__WHAT TO DO__
Copy from the first line below down to and including the line with "(council) -- (bureau);". Skip the pictures.
─── DATA LINES ───
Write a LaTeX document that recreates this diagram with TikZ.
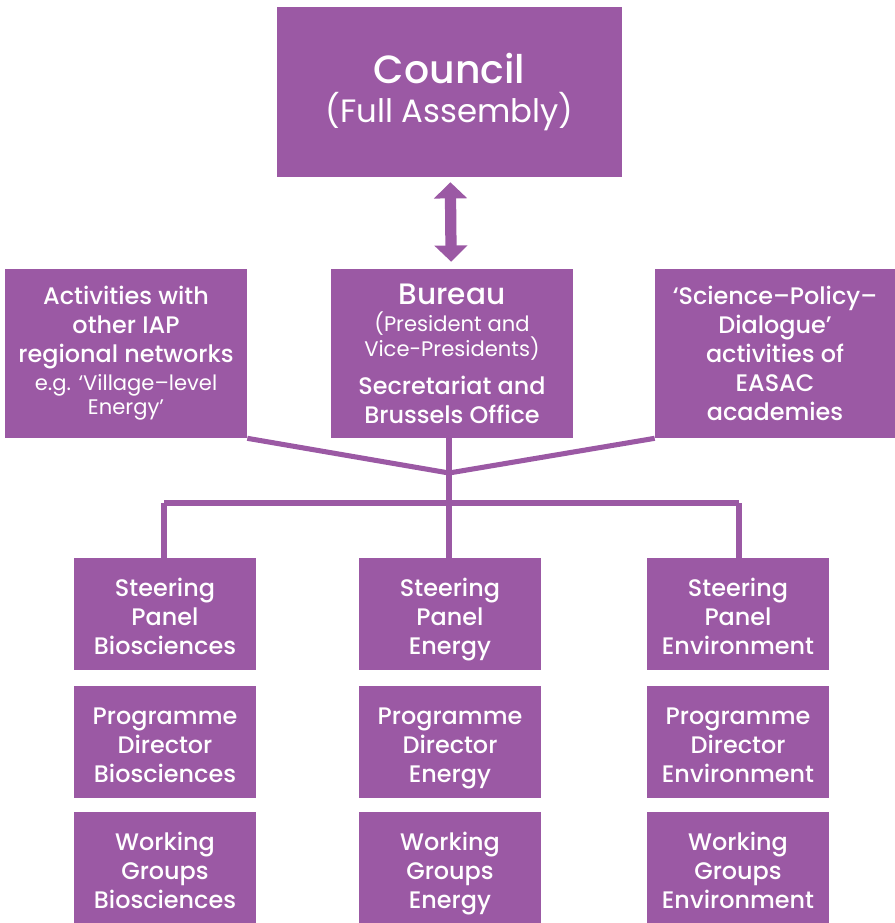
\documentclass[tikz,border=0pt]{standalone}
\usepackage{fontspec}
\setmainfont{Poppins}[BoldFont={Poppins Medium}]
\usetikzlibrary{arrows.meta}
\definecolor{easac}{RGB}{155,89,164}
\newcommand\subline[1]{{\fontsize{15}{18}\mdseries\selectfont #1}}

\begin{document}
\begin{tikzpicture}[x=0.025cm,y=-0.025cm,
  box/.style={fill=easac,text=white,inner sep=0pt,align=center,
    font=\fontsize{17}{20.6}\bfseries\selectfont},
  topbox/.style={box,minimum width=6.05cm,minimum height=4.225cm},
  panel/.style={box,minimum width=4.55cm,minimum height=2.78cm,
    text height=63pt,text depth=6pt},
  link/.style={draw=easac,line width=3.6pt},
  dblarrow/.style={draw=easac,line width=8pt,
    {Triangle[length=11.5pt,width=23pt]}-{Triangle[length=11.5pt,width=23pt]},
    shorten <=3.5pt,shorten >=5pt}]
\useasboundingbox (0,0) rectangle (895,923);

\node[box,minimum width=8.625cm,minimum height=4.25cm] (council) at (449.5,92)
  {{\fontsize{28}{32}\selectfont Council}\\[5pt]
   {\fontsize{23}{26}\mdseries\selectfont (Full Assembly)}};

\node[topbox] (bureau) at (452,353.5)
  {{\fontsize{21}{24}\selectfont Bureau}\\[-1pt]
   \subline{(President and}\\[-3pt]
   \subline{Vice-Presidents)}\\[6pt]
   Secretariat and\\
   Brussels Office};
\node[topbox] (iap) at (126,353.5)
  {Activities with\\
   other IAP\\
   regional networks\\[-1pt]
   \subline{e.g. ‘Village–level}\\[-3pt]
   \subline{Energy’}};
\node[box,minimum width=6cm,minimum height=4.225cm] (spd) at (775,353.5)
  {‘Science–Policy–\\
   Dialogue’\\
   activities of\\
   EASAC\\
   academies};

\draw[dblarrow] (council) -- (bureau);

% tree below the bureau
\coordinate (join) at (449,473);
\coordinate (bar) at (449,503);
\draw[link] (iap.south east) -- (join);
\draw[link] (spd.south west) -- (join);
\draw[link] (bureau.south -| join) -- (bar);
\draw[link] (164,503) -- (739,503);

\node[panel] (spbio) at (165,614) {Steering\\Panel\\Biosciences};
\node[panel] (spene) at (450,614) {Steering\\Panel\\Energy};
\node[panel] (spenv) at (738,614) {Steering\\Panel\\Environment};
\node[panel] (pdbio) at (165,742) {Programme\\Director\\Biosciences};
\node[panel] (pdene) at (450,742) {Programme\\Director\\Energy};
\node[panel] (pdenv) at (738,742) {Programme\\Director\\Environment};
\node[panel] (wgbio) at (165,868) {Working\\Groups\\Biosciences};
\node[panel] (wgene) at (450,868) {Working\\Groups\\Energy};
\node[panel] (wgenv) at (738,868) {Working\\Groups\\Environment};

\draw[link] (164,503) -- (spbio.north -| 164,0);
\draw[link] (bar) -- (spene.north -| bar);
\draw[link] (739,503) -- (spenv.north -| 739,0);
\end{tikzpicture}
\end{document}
───
__RESULT__
Write a LaTeX document that recreates this diagram with TikZ.
\documentclass[tikz,border=0pt]{standalone}
\usepackage{fontspec}
\setmainfont{Poppins}[BoldFont={Poppins Medium}]
\usetikzlibrary{arrows.meta}
\definecolor{easac}{RGB}{155,89,164}
\newcommand\subline[1]{{\fontsize{15}{18}\mdseries\selectfont #1}}

\begin{document}
\begin{tikzpicture}[x=0.025cm,y=-0.025cm,
  box/.style={fill=easac,text=white,inner sep=0pt,align=center,
    font=\fontsize{17}{20.6}\bfseries\selectfont},
  topbox/.style={box,minimum width=6.05cm,minimum height=4.225cm},
  panel/.style={box,minimum width=4.55cm,minimum height=2.78cm,
    text height=63pt,text depth=6pt},
  link/.style={draw=easac,line width=3.6pt},
  dblarrow/.style={draw=easac,line width=8pt,
    {Triangle[length=11.5pt,width=23pt]}-{Triangle[length=11.5pt,width=23pt]},
    shorten <=3.5pt,shorten >=5pt}]
\useasboundingbox (0,0) rectangle (895,923);

\node[box,minimum width=8.625cm,minimum height=4.25cm] (council) at (449.5,92)
  {{\fontsize{28}{32}\selectfont Council}\\[5pt]
   {\fontsize{23}{26}\mdseries\selectfont (Full Assembly)}};

\node[topbox] (bureau) at (452,353.5)
  {{\fontsize{21}{24}\selectfont Bureau}\\[-1pt]
   \subline{(President and}\\[-3pt]
   \subline{Vice-Presidents)}\\[6pt]
   Secretariat and\\
   Brussels Office};
\node[topbox] (iap) at (126,353.5)
  {Activities with\\
   other IAP\\
   regional networks\\[-1pt]
   \subline{e.g. ‘Village–level}\\[-3pt]
   \subline{Energy’}};
\node[box,minimum width=6cm,minimum height=4.225cm] (spd) at (775,353.5)
  {‘Science–Policy–\\
   Dialogue’\\
   activities of\\
   EASAC\\
   academies};

\draw[dblarrow] (council) -- (bureau);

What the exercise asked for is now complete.